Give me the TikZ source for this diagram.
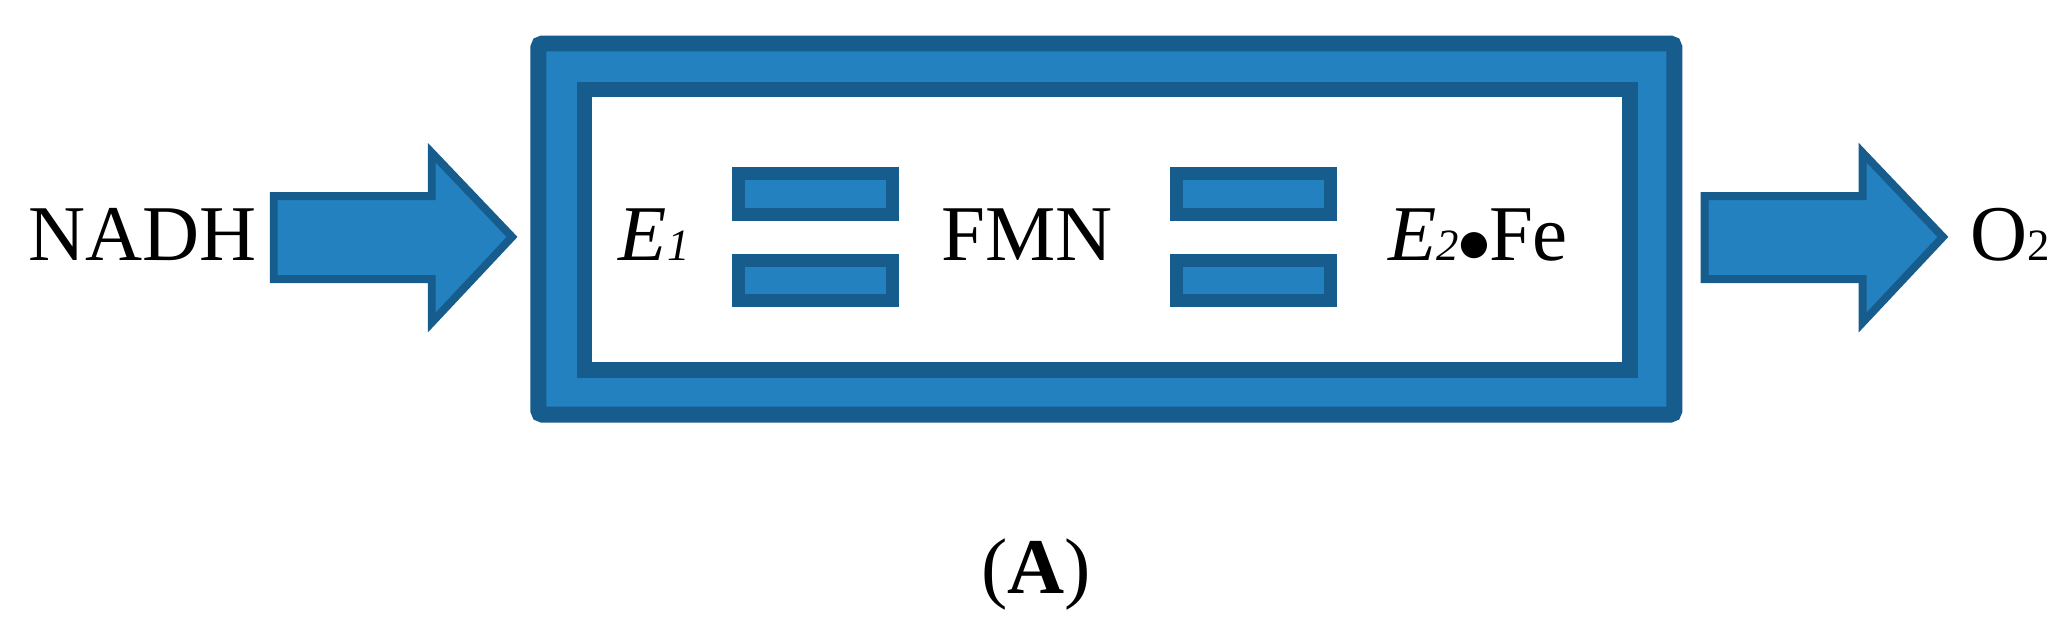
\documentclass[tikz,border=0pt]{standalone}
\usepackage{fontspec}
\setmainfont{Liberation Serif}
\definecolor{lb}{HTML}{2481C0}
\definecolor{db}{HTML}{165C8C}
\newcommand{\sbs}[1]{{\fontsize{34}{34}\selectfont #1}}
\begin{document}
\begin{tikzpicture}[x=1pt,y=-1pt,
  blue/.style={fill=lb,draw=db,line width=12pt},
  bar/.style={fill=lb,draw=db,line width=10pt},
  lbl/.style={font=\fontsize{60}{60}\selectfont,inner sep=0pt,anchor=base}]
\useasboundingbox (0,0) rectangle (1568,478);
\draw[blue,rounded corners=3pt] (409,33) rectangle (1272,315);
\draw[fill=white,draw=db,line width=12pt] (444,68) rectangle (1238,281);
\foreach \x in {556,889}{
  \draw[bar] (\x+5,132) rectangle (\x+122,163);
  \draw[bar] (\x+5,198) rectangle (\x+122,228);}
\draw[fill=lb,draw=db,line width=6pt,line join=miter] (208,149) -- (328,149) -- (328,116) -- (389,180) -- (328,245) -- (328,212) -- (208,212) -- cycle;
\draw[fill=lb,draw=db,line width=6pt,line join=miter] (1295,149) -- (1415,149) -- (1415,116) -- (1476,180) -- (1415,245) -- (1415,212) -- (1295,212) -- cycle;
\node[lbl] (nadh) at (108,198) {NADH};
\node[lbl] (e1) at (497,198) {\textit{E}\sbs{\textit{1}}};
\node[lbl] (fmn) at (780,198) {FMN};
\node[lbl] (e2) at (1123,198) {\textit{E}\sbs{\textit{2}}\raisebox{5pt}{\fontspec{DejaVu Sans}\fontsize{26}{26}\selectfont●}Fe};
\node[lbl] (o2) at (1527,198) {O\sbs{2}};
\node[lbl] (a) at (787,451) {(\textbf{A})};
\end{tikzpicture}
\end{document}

+++

[Problem to solve]:
Reproduce the data above in full, exactly as it is, with the pictures left out.

[Finished task]:
Give me the TikZ source for this diagram.
\documentclass[tikz,border=0pt]{standalone}
\usepackage{fontspec}
\setmainfont{Liberation Serif}
\definecolor{lb}{HTML}{2481C0}
\definecolor{db}{HTML}{165C8C}
\newcommand{\sbs}[1]{{\fontsize{34}{34}\selectfont #1}}
\begin{document}
\begin{tikzpicture}[x=1pt,y=-1pt,
  blue/.style={fill=lb,draw=db,line width=12pt},
  bar/.style={fill=lb,draw=db,line width=10pt},
  lbl/.style={font=\fontsize{60}{60}\selectfont,inner sep=0pt,anchor=base}]
\useasboundingbox (0,0) rectangle (1568,478);
\draw[blue,rounded corners=3pt] (409,33) rectangle (1272,315);
\draw[fill=white,draw=db,line width=12pt] (444,68) rectangle (1238,281);
\foreach \x in {556,889}{
  \draw[bar] (\x+5,132) rectangle (\x+122,163);
  \draw[bar] (\x+5,198) rectangle (\x+122,228);}
\draw[fill=lb,draw=db,line width=6pt,line join=miter] (208,149) -- (328,149) -- (328,116) -- (389,180) -- (328,245) -- (328,212) -- (208,212) -- cycle;
\draw[fill=lb,draw=db,line width=6pt,line join=miter] (1295,149) -- (1415,149) -- (1415,116) -- (1476,180) -- (1415,245) -- (1415,212) -- (1295,212) -- cycle;
\node[lbl] (nadh) at (108,198) {NADH};
\node[lbl] (e1) at (497,198) {\textit{E}\sbs{\textit{1}}};
\node[lbl] (fmn) at (780,198) {FMN};
\node[lbl] (e2) at (1123,198) {\textit{E}\sbs{\textit{2}}\raisebox{5pt}{\fontspec{DejaVu Sans}\fontsize{26}{26}\selectfont●}Fe};
\node[lbl] (o2) at (1527,198) {O\sbs{2}};
\node[lbl] (a) at (787,451) {(\textbf{A})};
\end{tikzpicture}
\end{document}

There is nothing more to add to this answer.